AerCap has agreed acquire 100% of the common stock of ILFC, a wholly-owned subsidiary of American International Group, in a $26 billion deal funded by UBS and Citibank.
As part of the transaction, AIG will provide AerCap with a committed five-year $1 billion unsecured revolving credit facility.
The transaction is expected to close in the second quarter of 2014.
Under the terms of the agreement, AIG will receive $3 billion in cash and 97,560,976 AerCap shares.
The combined company will retain the name AerCap, and ILFC will become a wholly-owned subsidiary of AerCap.
In connection with the transaction, AIG will be entitled to nominate two directors for election to the board of directors of AerCap.
Based on the closing stock price of AerCap's shares on Friday,13 December, the total consideration has a value of approximately $26 billion including the assumption of the outstanding ILFC net debt of $21billion.
Upon closing of the transaction, AIG will own approximately 46% of the combined company, while the existing AerCap shareholders will own approximately 54% of the combined company.
The AIG shares will be subject to a lock-up period which will expire in stages over a 9- to 15-month period, post closing of the transaction. In connection with the acquisition, AIG has entered into agreements with AerCap regarding voting restrictions, standstill provisions and certain registration rights.
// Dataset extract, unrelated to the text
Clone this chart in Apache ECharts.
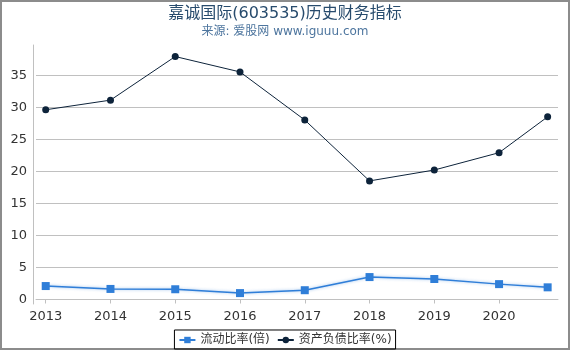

In connection with the transaction, AerCap and AIG will make an election under Section 338(h)(10) of the Internal Revenue Code that will enable AerCap to step up the tax basis of ILFC's aircraft and other assets to their fair market value.
AerCap's chief executive officer Aengus Kelly says: "AerCap's acquisition of ILFC will create the leading global franchise in the aircraft leasing industry. This transaction presents a unique strategic opportunity to bring together the outstanding and experienced personnel from both companies and two attractive portfolios of modern aircraft on lease to a highly diversified customer base."
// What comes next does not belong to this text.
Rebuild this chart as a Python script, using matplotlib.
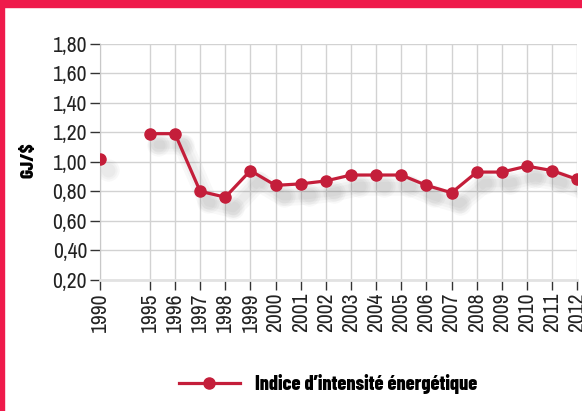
import matplotlib
matplotlib.use("Agg")
import matplotlib.pyplot as plt
import matplotlib.transforms as mtransforms
from matplotlib.patches import Rectangle

years = [1990, 1995, 1996, 1997, 1998, 1999, 2000, 2001, 2002, 2003, 2004,
         2005, 2006, 2007, 2008, 2009, 2010, 2011, 2012]
intensity = [1.02, 1.19, 1.19, 0.80, 0.76, 0.94, 0.84, 0.85, 0.87, 0.91, 0.91,
             0.91, 0.84, 0.79, 0.93, 0.93, 0.97, 0.94, 0.88]
y_ticks = [0.20, 0.40, 0.60, 0.80, 1.00, 1.20, 1.40, 1.60, 1.80]
y_label = "GJ/$"
series_label = "Indice d\u2019intensit\u00e9 \u00e9nerg\u00e9tique"

FONT = ["Archivo Narrow", "DejaVu Sans"]
BOLD = ["Barlow Condensed", "DejaVu Sans"]
plt.rcParams["font.family"] = FONT

RED = "#C41E3A"
FRAME = "#EF1A4B"
GRID = "#D2D2D2"

# 1990 sits two slots before 1995, the rest are one slot per year
xpos = [0] + [y - 1993 for y in years[1:]]

fig = plt.figure(figsize=(5.82, 4.11), dpi=100)
ax = fig.add_axes([0.171, 0.319, 0.821, 0.575])

# soft drop shadow, offset down-right
shadow = mtransforms.offset_copy(ax.transData, fig=fig, x=8, y=-11, units="dots")
for lw, ms in [(14, 16), (10, 13), (6, 10)]:
    ax.plot(xpos[1:], intensity[1:], color="#505050", lw=lw, alpha=0.04,
            solid_capstyle="round", solid_joinstyle="round",
            transform=shadow, zorder=1)
    ax.plot(xpos, intensity, ls="none", marker="o", ms=ms, color="#505050",
            alpha=0.04, mec="none", transform=shadow, zorder=1)

ax.plot(xpos[1:], intensity[1:], color=RED, lw=2.3, zorder=3)
ax.plot(xpos, intensity, ls="none", marker="o", ms=8, color=RED, zorder=4)

ax.set_xlim(0, 19)
ax.set_ylim(0.20, 1.80)
ax.set_xticks(xpos)
ax.set_xticklabels([str(y) for y in years], rotation=90, fontsize=15.5,
                   color="#222222")
ax.set_yticks(y_ticks)
ax.set_yticklabels([f"{v:.2f}".replace(".", ",") for v in y_ticks],
                   fontsize=15.5, color="#222222")
ax.tick_params(axis="both", direction="out", length=7, width=1,
               color="#333333", pad=2)

ax.grid(True, color=GRID, lw=1)
ax.set_axisbelow(True)
for s in ["top", "right"]:
    ax.spines[s].set_visible(False)
ax.spines["left"].set_color("#C8C8C8")
ax.spines["bottom"].set_color("#E2E2E2")
ax.spines["bottom"].set_linewidth(2)

ax.set_ylabel(y_label, fontsize=14, fontweight="heavy", family=BOLD)
ax.yaxis.set_label_coords(-0.131, 0.508)

handle, = ax.plot([], [], color=RED, lw=2.3, marker="o", ms=8)
fig.legend([handle], [series_label], loc="center",
           bbox_to_anchor=(0.5636, 1 - 384 / 411), frameon=False,
           handlelength=3.0, handletextpad=0.75,
           prop={"family": BOLD, "weight": "heavy", "size": 14.5})

# red frame: top band and left edge
fig.patches.append(Rectangle((0, 1 - 6.7 / 411), 1, 6.7 / 411,
                             transform=fig.transFigure, color=FRAME, zorder=0))
fig.patches.append(Rectangle((0, 0), 3.5 / 582, 1,
                             transform=fig.transFigure, color=FRAME, zorder=0))

fig.savefig("out.png", dpi=100)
The transaction is subject to approval by AerCap shareholders, receipt of necessary regulatory approvals and satisfaction of other customary closing conditions.Waha Capital, AerCap's largest shareholder with a current stake of 26%, hasagreed to vote in favor of the transaction.
UBS acted as the lead financial advisor to AerCap. Goldman Sachs acted as sole financial advisor to AerCap's board of directors.